Citizen Lab pubblica il suo primo report. E a quel punto la
situazione sfugge di mano. Innanzi tutto a «Nex», che comincia
a vedere il suo lavoro in un’altra prospettiva. Analizzare un
malware non è più solo una sfida intellettuale: i target,
da asettiche stringhe alfanumeriche, si trasformano in carne,
sangue, affetti, spazzati via per un click di troppo o per aver
scaricato un file che non dovevano. Ma sfugge di mano anche al gruppo
di ricerca canadese che si trova all’improvviso sommerso da
segnalazioni anonime, leak e soffiate che documentano l’uso di
software simili in molti altri paesi dell’area. Salta fuori anche il
nome di «Hacking Team», una startup milanese – finanziata anche da
Finlombarda, una finanziaria controllata da Regione Lombardia –
il cui software Rcs (Remote Control System), dotato di funzioni simili a FinFisher, è stato utilizzato in almeno 21 paesi.
«Nex» mi spiega che lo spettro di conseguenze cui va incontro un
gruppo politico quando viene sottoposto ad attacchi di questo
genere è piuttosto ampio: carcere, repressione, violenza fisica. Ma
non solo. In contesti sociali critici la sorveglianza
elettronica svolge anche una funzione dissuasiva: coloro che
capiscono di esserne oggetto, infatti, spesso abbandonano l’attività
politica per non danneggiare i propri compagni. In gergo si chiama
chilling effect: so di essere osservato e quindi non
«delinquo». Come capitato al gruppo giornalistico investigativo
marocchino Mamfakinch, scioltosi come neve al sole quando i suoi
membri hanno capito di essere oggetto delle attenzioni della cyber
polizia di re Muhammad VI.
E in Italia? «Abbiamo in mano molto materiale che documenta l’uso di
spyware nel nostro paese. Solo che — tiene a precisare - non
l’abbiamo mai pubblicato perché non siamo ancora riusciti
a ricostruire il contesto in cui è utilizzato. E senza spiegare il
retroterra di un attacco, i nostri report si limitano ad essere
indicatori tecnici, privi di qualsiasi valore politico».
All’ombra del Datagate
Quello del malware è un mercato che non conosce recessione. Il
suo valore oscilla fra i 3 e i 5 miliardi di dollari, con punte di
crescita annuali del 20%. Un’espansione favorita da diversi fattori:
paradossalmente uno di questi è stato il Datagate. All’ondata di
proteste levatasi in seguito alle rivelazioni di Edward Snowden,
molti provider commerciali hanno reagito implementando di default
la crittografia sui loro servizi. «Il risultato è che
l’intercettazione su cavo è diventata più difficile e gli spyware
hanno avuto un’impennata di richieste da parte di polizia e servizi».

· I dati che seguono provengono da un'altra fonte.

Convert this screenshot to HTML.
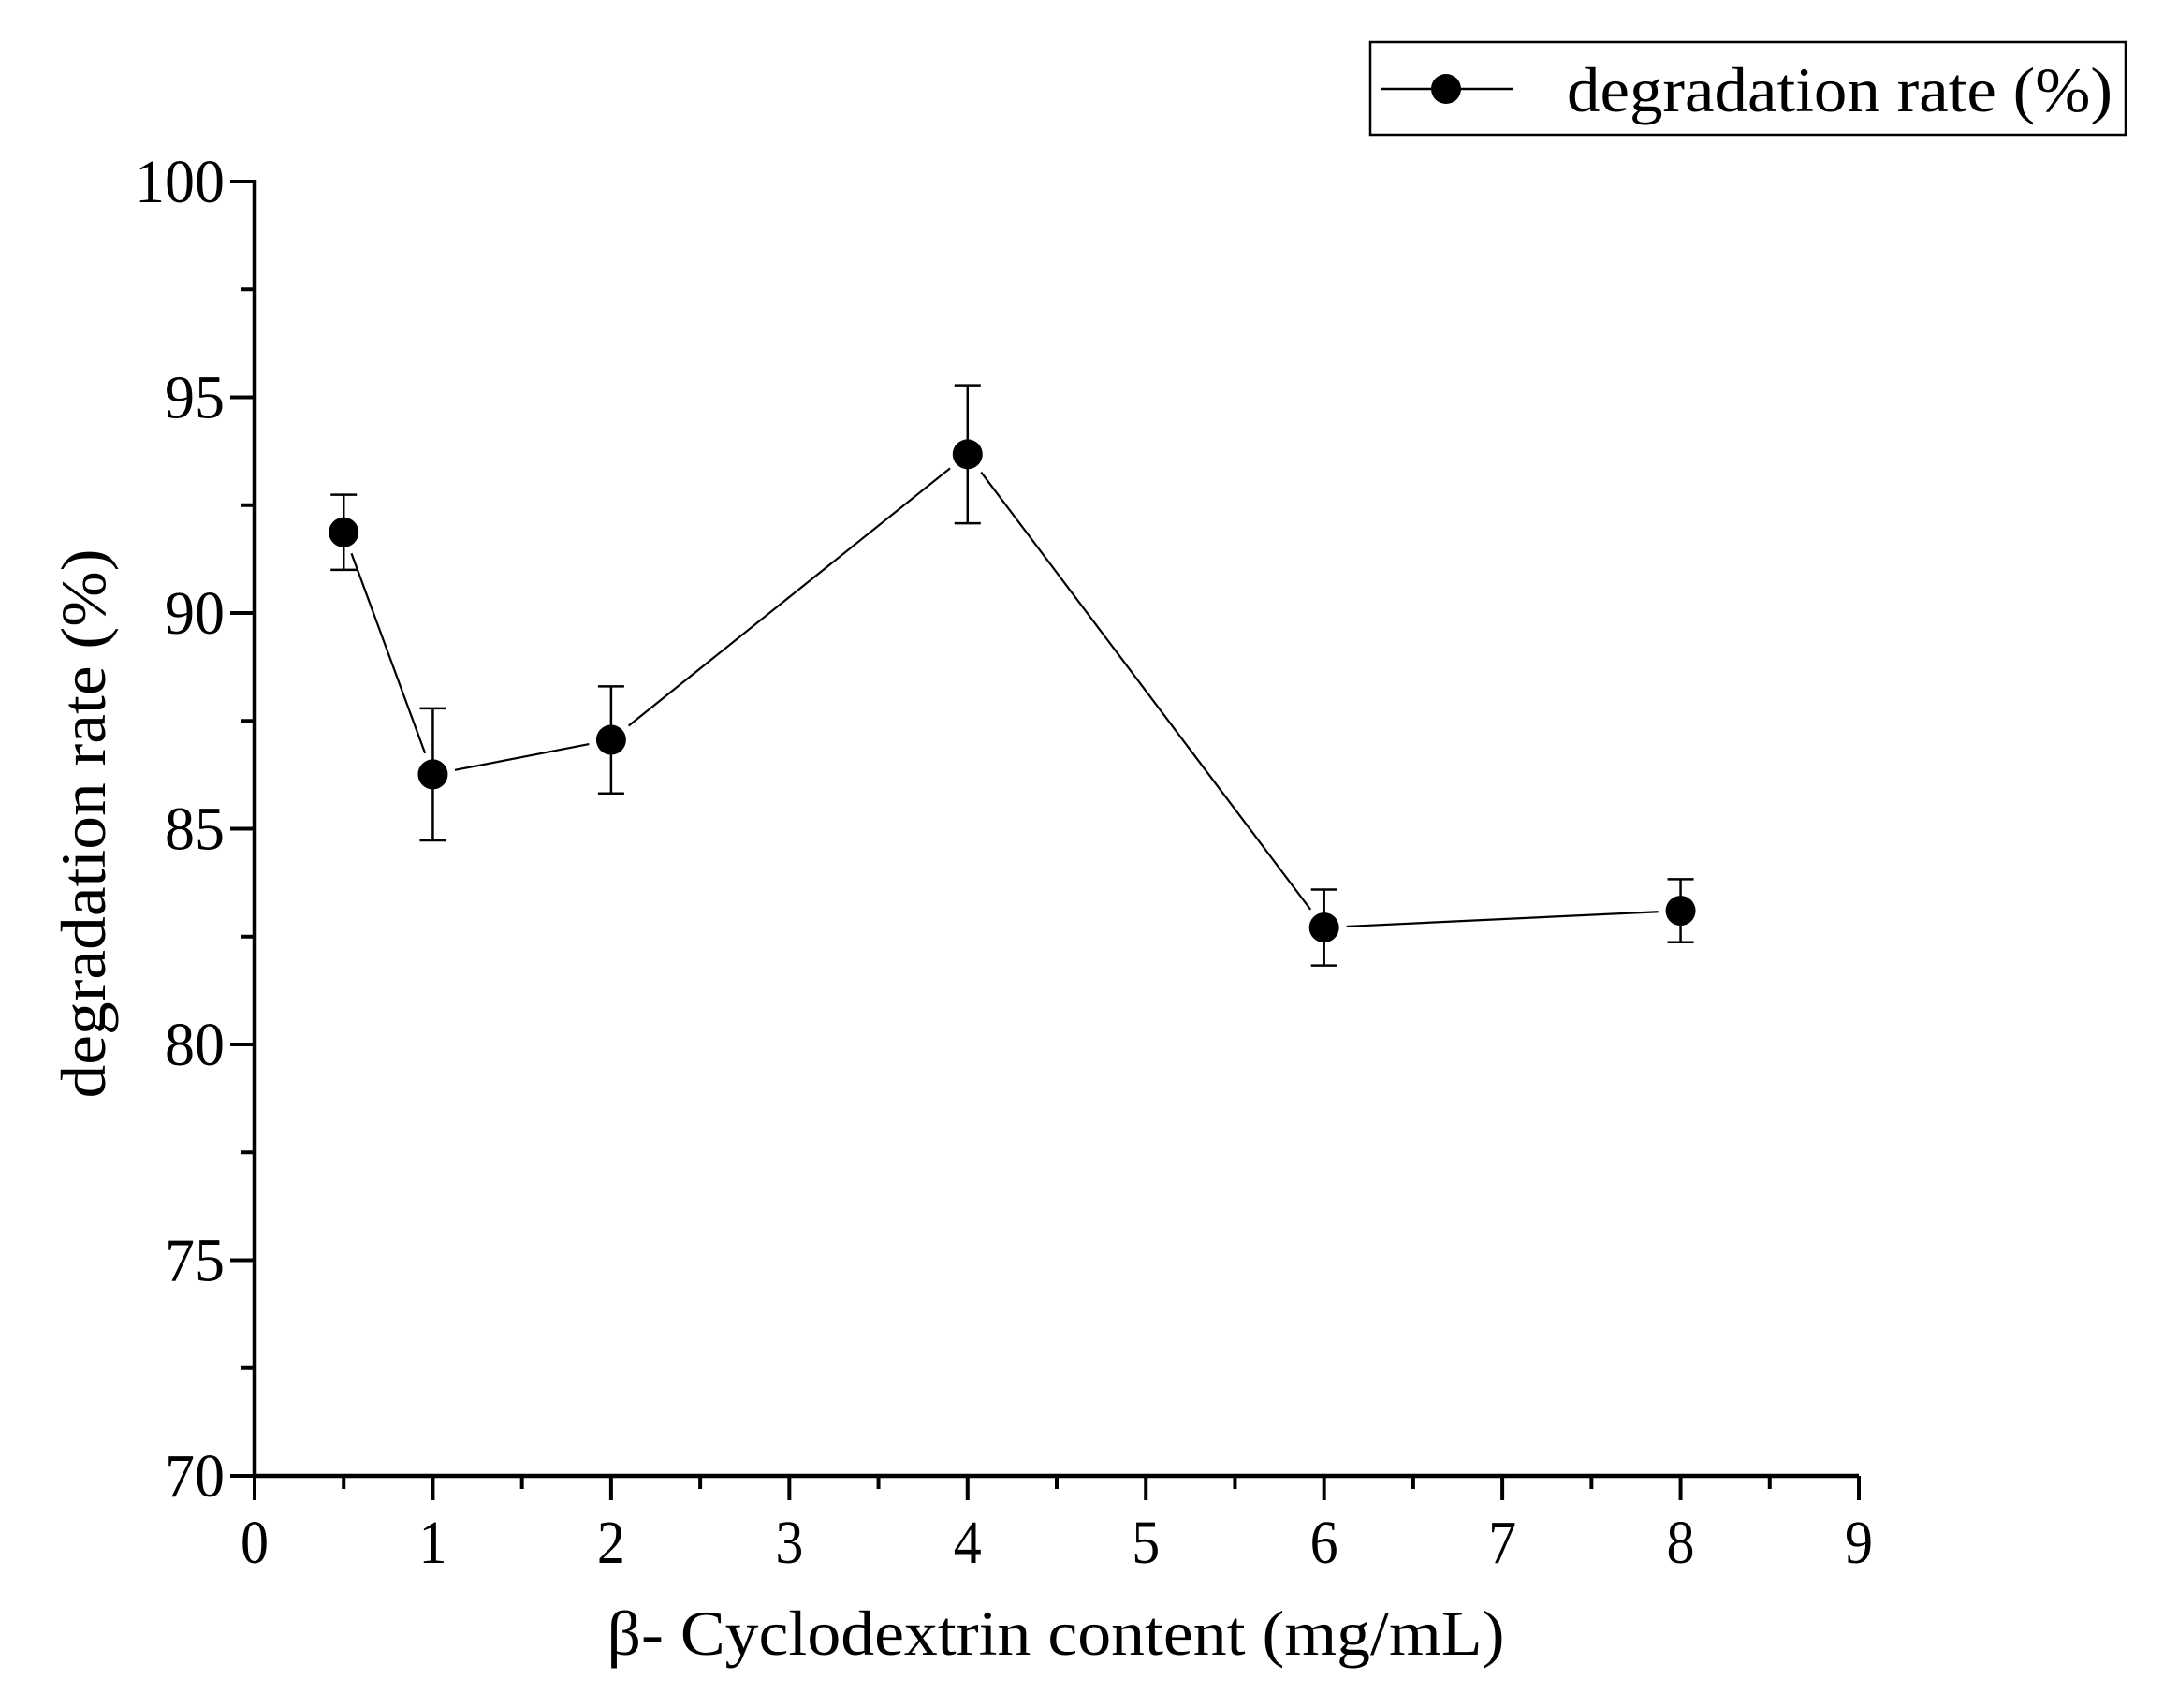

Poi c’è il vuoto normativo in cui opera il settore. Norme per
limitare le esportazioni? Zero. Minore è la regolamentazione, più
bassa è la soglia d’accesso al mercato. I costi sono talmente
contenuti che la corsa agli armamenti digitali è aperta «a
qualsiasi dittatorello che abbia due spicci da investire.
Figuriamoci ai paesi con economie più avanzate». E la
proliferazione incontrollata di tecnologie concepite per
rendere insicure le reti ha un’altra ovvia ricaduta: l’ulteriore
destabilizzazione delle infrastrutture comunicative globali.
«Ci guadagnano un po’ tutti. Chi traffica in spyware, perché così
vede allargato il suo bacino d’utenza. Chi si occupa di security
commerciale, perché a quel punto il lavoro non manca mai. E infine le
agenzie di intelligence, che in una rete vulnerabile hanno molta
più facilità a muoversi. C’è un matrimonio d’interessi tale —
conclude Nex prima di salutarmi - che una regolamentazione del mercato non è neanche immaginabile».